Bei Point’n’Click Adventures schaue ich oftmals im Internet nach, wenn ich zu lange an einer Stelle hange, aber bei diesen Spielen steht für mich die Geschichte im Vordergrund. The Witness besteht nur aus Rätseln und wir beschäftigen uns mit der Frage wie wir diese lösen können, anstatt zu überlegen was zu tun ist. Aufgrund dessen und auch, weil das Gefühl beim Lösen eines besonders schwierigen Rätsel absolut erfüllend ist, steht bei mir ausser Frage jemals im Internet nach einer Lösung zu suchen und ich rate jedem Spieler das Selbe zu tun, um die bestmöglichste Erfahrung aus The Witness zu holen.
Nach vielen vielen Stunden Spielzeit gibt es ein Ereignis, welches die Sicht auf die Insel komplett verändert. Dieses findet jedoch nicht an einem festgelegten Zeitpunkt oder Ort statt und spielt sich vorwiegend im Kopf des Spielers ab. Die Welt verändert sich physisch dadurch nicht, nur die Perspektive des Spielers und führt damit zum grössten WTF-Moment des gesamten Spieles. Die Genialität von The Witness war vorhin schon ersichtlich, aber danach hat sich das Spiel nochmals auf eine komplett andere Ebene begeben. Durch kleine Details hie und da war mir bewusst, dass das Spiel noch mehr zu bieten hat, aber effektiv erlangt habe ich das Wissen erst nachdem ich nach der Endsequenz anfing die restlichen Rätsel zu lösen.
Fazit
The Witness ist ein Meisterwerk, welches wir noch viele Jahre studieren werden.
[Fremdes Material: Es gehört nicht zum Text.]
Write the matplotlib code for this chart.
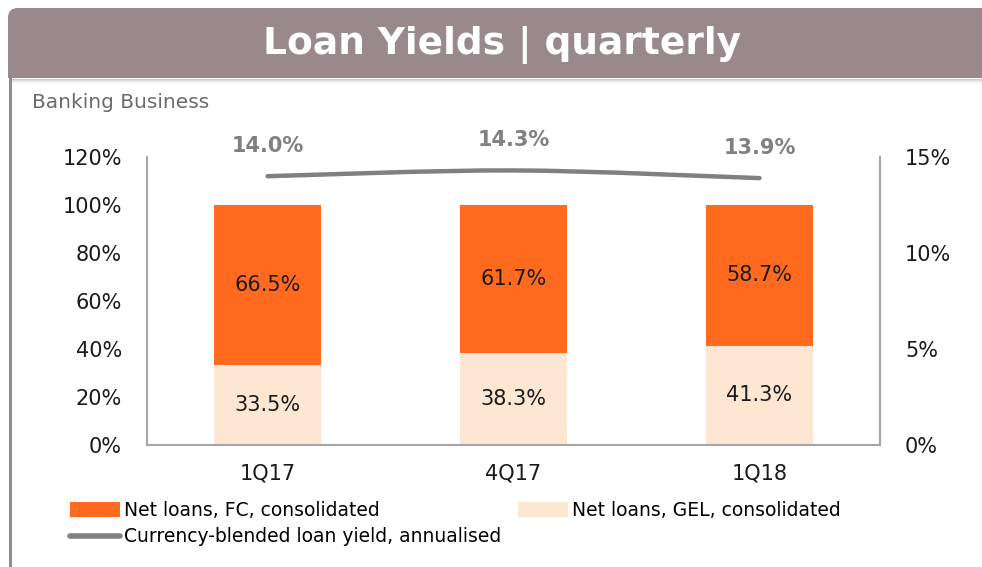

Die Faszination hinter dem Spiel ist nicht unbedingt auf den ersten Blick zu erkennen, da sich nur eine Hälfte davon auf dem Bildschirm abspielt. Die andere Hälfte ist in uns selber, gefüllt mit Momenten der Erhellung und zugleich tiefem Respekt für die Menschen, welche jahrelang an diesem Juwel geschliffen haben. The Witness bringt das Genre der Puzzles auf einen neuen Level und es ist schwer vorstellbar, wie dieses in den kommenden Jahren überboten werden soll.
Die acht Jahre wurden genutzt, um das Spiel zu perfektionieren und es gibt nichts, dass ich bemängeln könnte. Man muss das Spiel selber gespielt haben, um die Genialität dahinter zu verstehen, denn meine Worte reichen hier, ohne konkret auf die Puzzles einzugehen und damit die Herangehensweise zu verraten, nicht aus.
700 Rätsel, zu Beginn ist dies kaum zu erfassen, aber nach und nach fallen die Schuppen von den Augen. In den 30 Stunden Spielzeit bis zur Endsequenz habe ich gerade mal die Hälfte aller Puzzles gelöst, weswegen dieser Text nun zum Ende kommt. Es brennt in mir erneut in die Welt von The Witness abzutauchen und alle seine Geheimnisse zu lüften.